# Job:
Without the pictures, print the lines running from the beginning of the material to the line containing "plt.rcParams['font.family'] = ['Liberation", both ends included.
........
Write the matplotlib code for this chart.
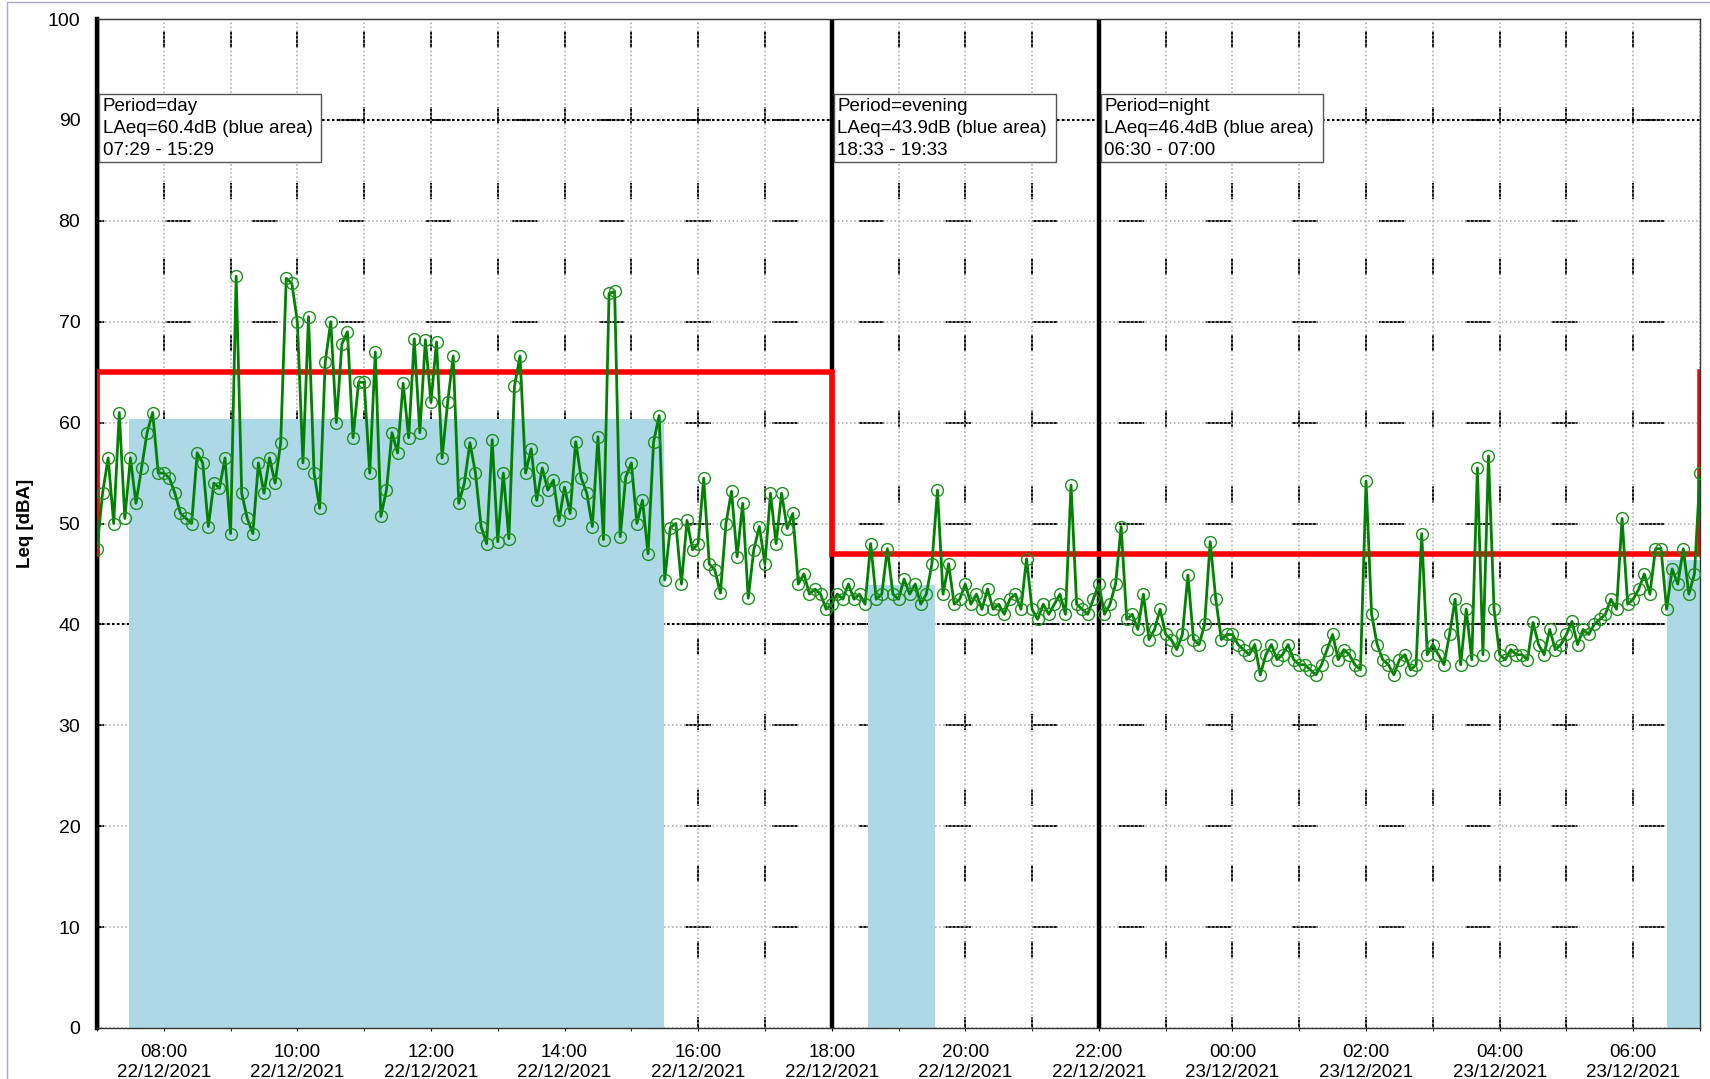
import matplotlib
matplotlib.use('Agg')
import matplotlib.pyplot as plt
import matplotlib.dates as mdates
from matplotlib.patches import Rectangle
import pandas as pd

plt.rcParams['font.family'] = ['Liberation Sans', 'DejaVu Sans']

# Leq readings, 5 minute steps, one list per hour (22/12 07:00 -> 23/12 07:00)
h07 = [47.5, 53, 56.5, 50, 61, 50.5, 56.5, 52, 55.5, 59, 61, 55]
h08 = [55, 54.5, 53, 51, 50.5, 50, 57, 56, 49.7, 54, 53.5, 56.5]
h09 = [49, 74.5, 53, 50.5, 49, 56, 53, 56.5, 54, 58, 74.3, 73.8]
h10 = [70, 56, 70.5, 55, 51.5, 66, 70, 60, 67.8, 69, 58.5, 64]
h11 = [64, 55, 67, 50.7, 53.3, 59, 57, 63.9, 58.5, 68.3, 59, 68.2]
h12 = [62, 68, 56.5, 62, 66.6, 52, 54, 58, 55, 49.7, 48, 58.3]
h13 = [48.2, 55, 48.5, 63.6, 66.6, 55, 57.4, 52.3, 55.5, 53.3, 54.3, 50.3]
h14 = [53.6, 51, 58.1, 54.5, 53, 49.7, 58.6, 48.4, 72.8, 73, 48.7, 54.6]
h15 = [56, 50, 52.3, 47, 58.1, 60.7, 44.4, 49.6, 50, 44, 50.3, 47.4]
h16 = [48, 54.5, 46, 45.4, 43.1, 50, 53.2, 46.7, 52, 42.6, 47.4, 49.7]
h17 = [46, 53, 48, 53, 49.5, 51, 44, 45, 43, 43.5, 43, 41.5]
h18 = [42, 43, 42.5, 44, 42.5, 43, 42, 48, 42.5, 43, 47.5, 43]
h19 = [42.5, 44.5, 43, 44, 42, 43, 46, 53.3, 43, 46, 42, 42.5]
h20 = [44, 42, 43, 41.5, 43.5, 41.5, 42, 41, 42.5, 43, 41.5, 46.5]
h21 = [41.5, 40.5, 42, 41, 42, 43, 41, 53.8, 42, 41.5, 41, 42.5]
h22 = [44, 41, 42, 44, 49.7, 40.5, 41, 39.5, 43, 38.5, 39.5, 41.5]
h23 = [39, 38.5, 37.5, 39, 44.9, 38.5, 38, 40, 48.2, 42.5, 38.5, 39]
h00 = [39, 38, 37.5, 37, 38, 35, 37, 38, 36.5, 37, 38, 36.5]
h01 = [36, 36, 35.5, 35, 36, 37.5, 39, 36.5, 37.5, 37, 36, 35.5]
h02 = [54.2, 41, 38, 36.5, 36, 35, 36.5, 37, 35.5, 36, 49, 37]
h03 = [38, 37, 36, 39, 42.5, 36, 41.5, 36.5, 55.5, 37, 56.7, 41.5]
h04 = [37, 36.5, 37.5, 37, 37, 36.5, 40.2, 38, 37, 39.5, 37.5, 38]
h05 = [39, 40.3, 38, 39.5, 39, 40, 40.5, 41, 42.5, 41.5, 50.5, 42]
h06 = [42.5, 43.5, 45, 43, 47.5, 47.5, 41.5, 45.5, 44, 47.5, 43, 45]
h07_end = [55]

# periods
period_names = ['day', 'evening', 'night']
period_starts = ['2021-12-22 07:00', '2021-12-22 18:00', '2021-12-22 22:00']
period_laeq = [60.4, 43.9, 46.4]
blue_from = ['2021-12-22 07:29', '2021-12-22 18:33', '2021-12-23 06:30']
blue_to = ['2021-12-22 15:29', '2021-12-22 19:33', '2021-12-23 07:00']

# limit line
limit_change = ['2021-12-22 07:00', '2021-12-22 18:00', '2021-12-23 07:00']
limit_day = 65
limit_night = 47

leq = (h07 + h08 + h09 + h10 + h11 + h12 + h13 + h14 + h15 + h16 + h17 + h18 +
       h19 + h20 + h21 + h22 + h23 + h00 + h01 + h02 + h03 + h04 + h05 + h06 + h07_end)
times = pd.date_range('2021-12-22 07:00', periods=len(leq), freq='5min')

W, H = 1710, 1079
fig = plt.figure(figsize=(W / 100, H / 100), dpi=100)
ax = fig.add_axes([97 / W, 1 - 1028 / H, (1700 - 97) / W, (1028 - 19) / H])

t_start = pd.Timestamp('2021-12-22 07:00')
t_end = pd.Timestamp('2021-12-23 07:00')
ax.set_xlim(t_start, t_end)
ax.set_ylim(0, 100)

# grid: light dotted + sparse black dashes
ax.xaxis.set_major_locator(mdates.HourLocator(byhour=range(0, 24, 2)))
ax.xaxis.set_minor_locator(mdates.HourLocator())
ax.xaxis.set_major_formatter(mdates.DateFormatter('%H:%M\n%d/%m/%Y'))
ax.set_yticks(range(0, 101, 10))
ax.grid(True, which='both', color='#a8a8a8', linestyle=':', linewidth=1.1, zorder=0)
ax.set_axisbelow(True)
for t in pd.date_range(t_start, t_end, freq='1h')[1:-1]:
    ax.axvline(t, color='black', linewidth=1.3, linestyle=(3, (9, 33)), zorder=0.5)
for v in range(10, 100, 10):
    ax.axhline(v, color='black', linewidth=1.3, linestyle=(10, (14, 34)), zorder=0.5)
for v in [40, 90]:
    ax.axhline(v, color='black', linewidth=1.5, linestyle=(0, (1.2, 1.2)), zorder=0.6)

# blue areas (LAeq per period)
for a, b, lv in zip(blue_from, blue_to, period_laeq):
    ax.fill_between([pd.Timestamp(a), pd.Timestamp(b)], 0, lv, color='#add8e6', linewidth=0, zorder=1)

# period borders
for s in period_starts:
    ax.axvline(pd.Timestamp(s), color='black', linewidth=3.2, zorder=2)

# limit line
lx = [pd.Timestamp(limit_change[0]), pd.Timestamp(limit_change[0]),
      pd.Timestamp(limit_change[1]), pd.Timestamp(limit_change[1]),
      pd.Timestamp(limit_change[2]), pd.Timestamp(limit_change[2])]
ly = [limit_night, limit_day, limit_day, limit_night, limit_night, limit_day]
ax.plot(lx, ly, color='#ff0000', linewidth=4, zorder=3, solid_joinstyle='miter')

# measured Leq
ax.plot(times, leq, color='#008000', linewidth=2.0, marker='o', markersize=8.5,
        markerfacecolor='none', markeredgecolor='#1f8f1f', markeredgewidth=1.0, zorder=4)

# period text boxes
labels = []
for name, lv, a, b in zip(period_names, period_laeq, blue_from, blue_to):
    labels.append('Period=%s\nLAeq=%.1fdB (blue area) \n%s - %s' % (name, lv, a[-5:], b[-5:]))
for s, txt in zip(period_starts, labels):
    ax.text(pd.Timestamp(s) + pd.Timedelta(minutes=5), 92.2, txt, fontsize=13.5,
            va='top', ha='left', linespacing=1.38, zorder=5,
            bbox=dict(boxstyle='square,pad=0.2', facecolor='white', edgecolor='#555555', linewidth=1))

ax.set_ylabel('Leq [dBA]', fontsize=13.5, fontweight='bold', labelpad=10)
ax.tick_params(axis='y', labelsize=14, length=3, direction='in', pad=12)
ax.tick_params(axis='x', which='major', labelsize=13.5, length=5, direction='inout', pad=9)
ax.tick_params(axis='x', which='minor', length=5, direction='inout')

for side in ['top', 'right', 'bottom']:
    ax.spines[side].set_color('#333333')
    ax.spines[side].set_linewidth(1)
ax.spines['left'].set_linewidth(3.2)
ax.spines['left'].set_color('black')

fig.patches.append(Rectangle((7 / W, -0.05), 1.1, 1.05 - 2 / H, transform=fig.transFigure,
                             fill=False, edgecolor='#a9a9c4', linewidth=1))

fig.savefig('out.png', dpi=100)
........
# Result for this task:
Write the matplotlib code for this chart.
import matplotlib
matplotlib.use('Agg')
import matplotlib.pyplot as plt
import matplotlib.dates as mdates
from matplotlib.patches import Rectangle
import pandas as pd

plt.rcParams['font.family'] = ['Liberation Sans', 'DejaVu Sans']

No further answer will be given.